**Exercise directions:** Exactly repeat the material, dropping every picture from the copy.

--------

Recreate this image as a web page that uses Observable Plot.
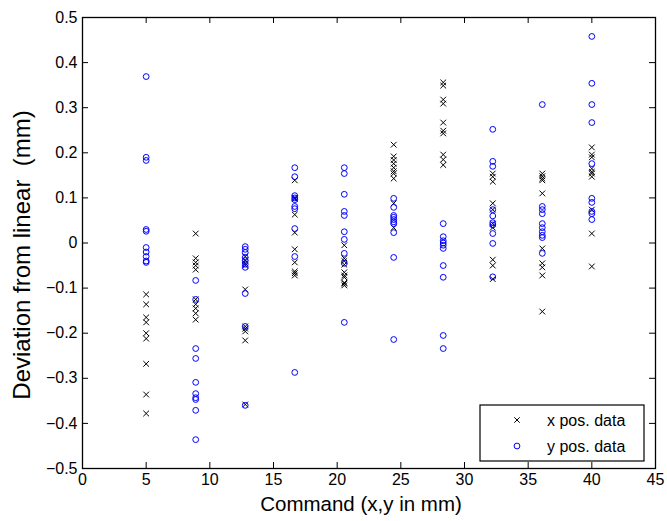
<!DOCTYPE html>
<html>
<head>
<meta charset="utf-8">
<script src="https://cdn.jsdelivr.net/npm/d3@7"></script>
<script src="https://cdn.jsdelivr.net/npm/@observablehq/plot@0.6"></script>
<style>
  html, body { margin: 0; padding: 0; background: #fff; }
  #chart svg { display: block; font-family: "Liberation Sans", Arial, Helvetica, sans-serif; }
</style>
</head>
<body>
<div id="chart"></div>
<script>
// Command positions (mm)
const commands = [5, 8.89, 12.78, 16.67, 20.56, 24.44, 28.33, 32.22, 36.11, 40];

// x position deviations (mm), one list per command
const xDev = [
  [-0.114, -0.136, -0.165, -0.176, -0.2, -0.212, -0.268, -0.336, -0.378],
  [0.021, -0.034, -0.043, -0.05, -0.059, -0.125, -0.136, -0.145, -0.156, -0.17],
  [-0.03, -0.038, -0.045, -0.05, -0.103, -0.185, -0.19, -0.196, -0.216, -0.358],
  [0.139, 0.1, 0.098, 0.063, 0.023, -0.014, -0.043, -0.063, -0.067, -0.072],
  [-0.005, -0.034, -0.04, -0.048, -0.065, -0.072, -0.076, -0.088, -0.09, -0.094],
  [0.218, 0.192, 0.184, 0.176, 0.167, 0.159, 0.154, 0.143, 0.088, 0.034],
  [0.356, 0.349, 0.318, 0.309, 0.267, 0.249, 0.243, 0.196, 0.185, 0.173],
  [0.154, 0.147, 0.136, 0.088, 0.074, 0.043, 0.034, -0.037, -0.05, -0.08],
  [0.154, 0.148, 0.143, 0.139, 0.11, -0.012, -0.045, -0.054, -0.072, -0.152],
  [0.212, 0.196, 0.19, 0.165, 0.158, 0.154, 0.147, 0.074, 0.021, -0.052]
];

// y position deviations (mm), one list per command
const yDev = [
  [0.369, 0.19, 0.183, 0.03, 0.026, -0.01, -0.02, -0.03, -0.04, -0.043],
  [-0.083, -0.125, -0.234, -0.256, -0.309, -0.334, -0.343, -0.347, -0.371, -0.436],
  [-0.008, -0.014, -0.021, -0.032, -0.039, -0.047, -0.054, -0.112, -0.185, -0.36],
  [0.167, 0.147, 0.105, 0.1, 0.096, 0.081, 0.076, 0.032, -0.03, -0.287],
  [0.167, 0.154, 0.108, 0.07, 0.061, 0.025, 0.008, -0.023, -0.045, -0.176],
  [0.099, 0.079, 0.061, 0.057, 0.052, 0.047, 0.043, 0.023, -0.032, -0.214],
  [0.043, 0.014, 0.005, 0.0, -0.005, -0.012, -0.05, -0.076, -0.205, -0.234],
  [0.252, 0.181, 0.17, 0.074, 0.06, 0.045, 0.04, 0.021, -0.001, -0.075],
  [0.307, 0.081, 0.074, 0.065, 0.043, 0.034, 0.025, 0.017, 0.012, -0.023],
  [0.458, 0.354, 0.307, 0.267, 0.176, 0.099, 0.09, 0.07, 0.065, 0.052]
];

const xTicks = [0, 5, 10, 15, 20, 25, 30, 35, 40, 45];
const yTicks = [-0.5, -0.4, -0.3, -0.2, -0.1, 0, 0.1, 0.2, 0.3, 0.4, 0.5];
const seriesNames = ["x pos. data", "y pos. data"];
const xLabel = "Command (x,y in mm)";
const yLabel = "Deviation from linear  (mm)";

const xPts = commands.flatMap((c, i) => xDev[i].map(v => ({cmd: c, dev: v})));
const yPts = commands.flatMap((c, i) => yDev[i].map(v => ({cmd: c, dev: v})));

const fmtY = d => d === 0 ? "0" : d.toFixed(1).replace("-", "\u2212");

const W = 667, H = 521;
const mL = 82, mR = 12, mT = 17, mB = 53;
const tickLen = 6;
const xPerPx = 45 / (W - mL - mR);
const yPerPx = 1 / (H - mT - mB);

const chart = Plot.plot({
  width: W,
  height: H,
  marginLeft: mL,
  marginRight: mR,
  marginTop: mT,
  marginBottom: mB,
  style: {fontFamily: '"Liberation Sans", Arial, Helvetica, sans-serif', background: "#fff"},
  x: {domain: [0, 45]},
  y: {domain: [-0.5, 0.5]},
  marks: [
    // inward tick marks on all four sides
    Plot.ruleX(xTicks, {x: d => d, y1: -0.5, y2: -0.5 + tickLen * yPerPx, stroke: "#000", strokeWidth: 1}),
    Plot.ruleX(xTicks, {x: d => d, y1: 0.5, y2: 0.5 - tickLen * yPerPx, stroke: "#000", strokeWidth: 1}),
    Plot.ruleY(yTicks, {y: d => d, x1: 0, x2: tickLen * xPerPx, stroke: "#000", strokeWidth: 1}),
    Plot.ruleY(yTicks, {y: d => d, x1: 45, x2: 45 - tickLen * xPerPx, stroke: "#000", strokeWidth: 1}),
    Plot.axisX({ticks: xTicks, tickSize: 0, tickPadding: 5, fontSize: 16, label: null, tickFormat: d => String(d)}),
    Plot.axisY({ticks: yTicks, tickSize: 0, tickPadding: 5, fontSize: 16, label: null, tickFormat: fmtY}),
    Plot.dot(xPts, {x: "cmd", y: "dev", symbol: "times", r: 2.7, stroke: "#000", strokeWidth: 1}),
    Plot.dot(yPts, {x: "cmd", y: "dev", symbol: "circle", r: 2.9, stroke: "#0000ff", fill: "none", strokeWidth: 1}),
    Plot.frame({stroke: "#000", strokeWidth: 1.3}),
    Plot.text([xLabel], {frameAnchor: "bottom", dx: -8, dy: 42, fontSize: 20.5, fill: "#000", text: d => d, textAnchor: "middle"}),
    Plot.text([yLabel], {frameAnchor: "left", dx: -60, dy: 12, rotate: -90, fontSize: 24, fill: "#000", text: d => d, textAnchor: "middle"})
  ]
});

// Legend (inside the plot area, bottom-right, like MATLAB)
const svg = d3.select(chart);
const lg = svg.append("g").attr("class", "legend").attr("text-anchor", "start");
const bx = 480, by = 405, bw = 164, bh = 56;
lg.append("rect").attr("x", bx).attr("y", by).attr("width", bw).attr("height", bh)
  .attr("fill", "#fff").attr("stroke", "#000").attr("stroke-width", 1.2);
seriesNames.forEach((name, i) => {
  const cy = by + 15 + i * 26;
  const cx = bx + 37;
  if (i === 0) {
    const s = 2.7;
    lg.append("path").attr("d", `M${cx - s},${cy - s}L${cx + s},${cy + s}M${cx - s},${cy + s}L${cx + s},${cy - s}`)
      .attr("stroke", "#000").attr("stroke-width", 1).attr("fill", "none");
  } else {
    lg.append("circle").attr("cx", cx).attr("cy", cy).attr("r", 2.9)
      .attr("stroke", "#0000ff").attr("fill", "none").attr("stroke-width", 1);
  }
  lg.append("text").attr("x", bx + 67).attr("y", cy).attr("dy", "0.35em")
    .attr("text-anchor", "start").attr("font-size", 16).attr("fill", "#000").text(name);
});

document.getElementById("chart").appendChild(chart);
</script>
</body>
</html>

--------

**Answer to this problem:**
Recreate this image as a web page that uses Observable Plot.
<!DOCTYPE html>
<html>
<head>
<meta charset="utf-8">
<script src="https://cdn.jsdelivr.net/npm/d3@7"></script>
<script src="https://cdn.jsdelivr.net/npm/@observablehq/plot@0.6"></script>
<style>
  html, body { margin: 0; padding: 0; background: #fff; }
  #chart svg { display: block; font-family: "Liberation Sans", Arial, Helvetica, sans-serif; }
</style>
</head>
<body>
<div id="chart"></div>
<script>
// Command positions (mm)
const commands = [5, 8.89, 12.78, 16.67, 20.56, 24.44, 28.33, 32.22, 36.11, 40];

// x position deviations (mm), one list per command
const xDev = [
  [-0.114, -0.136, -0.165, -0.176, -0.2, -0.212, -0.268, -0.336, -0.378],
  [0.021, -0.034, -0.043, -0.05, -0.059, -0.125, -0.136, -0.145, -0.156, -0.17],
  [-0.03, -0.038, -0.045, -0.05, -0.103, -0.185, -0.19, -0.196, -0.216, -0.358],
  [0.139, 0.1, 0.098, 0.063, 0.023, -0.014, -0.043, -0.063, -0.067, -0.072],
  [-0.005, -0.034, -0.04, -0.048, -0.065, -0.072, -0.076, -0.088, -0.09, -0.094],
  [0.218, 0.192, 0.184, 0.176, 0.167, 0.159, 0.154, 0.143, 0.088, 0.034],
  [0.356, 0.349, 0.318, 0.309, 0.267, 0.249, 0.243, 0.196, 0.185, 0.173],
  [0.154, 0.147, 0.136, 0.088, 0.074, 0.043, 0.034, -0.037, -0.05, -0.08],
  [0.154, 0.148, 0.143, 0.139, 0.11, -0.012, -0.045, -0.054, -0.072, -0.152],
  [0.212, 0.196, 0.19, 0.165, 0.158, 0.154, 0.147, 0.074, 0.021, -0.052]
];

// y position deviations (mm), one list per command
const yDev = [
  [0.369, 0.19, 0.183, 0.03, 0.026, -0.01, -0.02, -0.03, -0.04, -0.043],
  [-0.083, -0.125, -0.234, -0.256, -0.309, -0.334, -0.343, -0.347, -0.371, -0.436],
  [-0.008, -0.014, -0.021, -0.032, -0.039, -0.047, -0.054, -0.112, -0.185, -0.36],
  [0.167, 0.147, 0.105, 0.1, 0.096, 0.081, 0.076, 0.032, -0.03, -0.287],
  [0.167, 0.154, 0.108, 0.07, 0.061, 0.025, 0.008, -0.023, -0.045, -0.176],
  [0.099, 0.079, 0.061, 0.057, 0.052, 0.047, 0.043, 0.023, -0.032, -0.214],
  [0.043, 0.014, 0.005, 0.0, -0.005, -0.012, -0.05, -0.076, -0.205, -0.234],
  [0.252, 0.181, 0.17, 0.074, 0.06, 0.045, 0.04, 0.021, -0.001, -0.075],
  [0.307, 0.081, 0.074, 0.065, 0.043, 0.034, 0.025, 0.017, 0.012, -0.023],
  [0.458, 0.354, 0.307, 0.267, 0.176, 0.099, 0.09, 0.07, 0.065, 0.052]
];

const xTicks = [0, 5, 10, 15, 20, 25, 30, 35, 40, 45];
const yTicks = [-0.5, -0.4, -0.3, -0.2, -0.1, 0, 0.1, 0.2, 0.3, 0.4, 0.5];
const seriesNames = ["x pos. data", "y pos. data"];
const xLabel = "Command (x,y in mm)";
const yLabel = "Deviation from linear  (mm)";

const xPts = commands.flatMap((c, i) => xDev[i].map(v => ({cmd: c, dev: v})));
const yPts = commands.flatMap((c, i) => yDev[i].map(v => ({cmd: c, dev: v})));

const fmtY = d => d === 0 ? "0" : d.toFixed(1).replace("-", "\u2212");

const W = 667, H = 521;
const mL = 82, mR = 12, mT = 17, mB = 53;
const tickLen = 6;
const xPerPx = 45 / (W - mL - mR);
const yPerPx = 1 / (H - mT - mB);

const chart = Plot.plot({
  width: W,
  height: H,
  marginLeft: mL,
  marginRight: mR,
  marginTop: mT,
  marginBottom: mB,
  style: {fontFamily: '"Liberation Sans", Arial, Helvetica, sans-serif', background: "#fff"},
  x: {domain: [0, 45]},
  y: {domain: [-0.5, 0.5]},
  marks: [
    // inward tick marks on all four sides
    Plot.ruleX(xTicks, {x: d => d, y1: -0.5, y2: -0.5 + tickLen * yPerPx, stroke: "#000", strokeWidth: 1}),
    Plot.ruleX(xTicks, {x: d => d, y1: 0.5, y2: 0.5 - tickLen * yPerPx, stroke: "#000", strokeWidth: 1}),
    Plot.ruleY(yTicks, {y: d => d, x1: 0, x2: tickLen * xPerPx, stroke: "#000", strokeWidth: 1}),
    Plot.ruleY(yTicks, {y: d => d, x1: 45, x2: 45 - tickLen * xPerPx, stroke: "#000", strokeWidth: 1}),
    Plot.axisX({ticks: xTicks, tickSize: 0, tickPadding: 5, fontSize: 16, label: null, tickFormat: d => String(d)}),
    Plot.axisY({ticks: yTicks, tickSize: 0, tickPadding: 5, fontSize: 16, label: null, tickFormat: fmtY}),
    Plot.dot(xPts, {x: "cmd", y: "dev", symbol: "times", r: 2.7, stroke: "#000", strokeWidth: 1}),
    Plot.dot(yPts, {x: "cmd", y: "dev", symbol: "circle", r: 2.9, stroke: "#0000ff", fill: "none", strokeWidth: 1}),
    Plot.frame({stroke: "#000", strokeWidth: 1.3}),
    Plot.text([xLabel], {frameAnchor: "bottom", dx: -8, dy: 42, fontSize: 20.5, fill: "#000", text: d => d, textAnchor: "middle"}),
    Plot.text([yLabel], {frameAnchor: "left", dx: -60, dy: 12, rotate: -90, fontSize: 24, fill: "#000", text: d => d, textAnchor: "middle"})
  ]
});

// Legend (inside the plot area, bottom-right, like MATLAB)
const svg = d3.select(chart);
const lg = svg.append("g").attr("class", "legend").attr("text-anchor", "start");
const bx = 480, by = 405, bw = 164, bh = 56;
lg.append("rect").attr("x", bx).attr("y", by).attr("width", bw).attr("height", bh)
  .attr("fill", "#fff").attr("stroke", "#000").attr("stroke-width", 1.2);
seriesNames.forEach((name, i) => {
  const cy = by + 15 + i * 26;
  const cx = bx + 37;
  if (i === 0) {
    const s = 2.7;
    lg.append("path").attr("d", `M${cx - s},${cy - s}L${cx + s},${cy + s}M${cx - s},${cy + s}L${cx + s},${cy - s}`)
      .attr("stroke", "#000").attr("stroke-width", 1).attr("fill", "none");
  } else {
    lg.append("circle").attr("cx", cx).attr("cy", cy).attr("r", 2.9)
      .attr("stroke", "#0000ff").attr("fill", "none").attr("stroke-width", 1);
  }
  lg.append("text").attr("x", bx + 67).attr("y", cy).attr("dy", "0.35em")
    .attr("text-anchor", "start").attr("font-size", 16).attr("fill", "#000").text(name);
});

document.getElementById("chart").appendChild(chart);
</script>
</body>
</html>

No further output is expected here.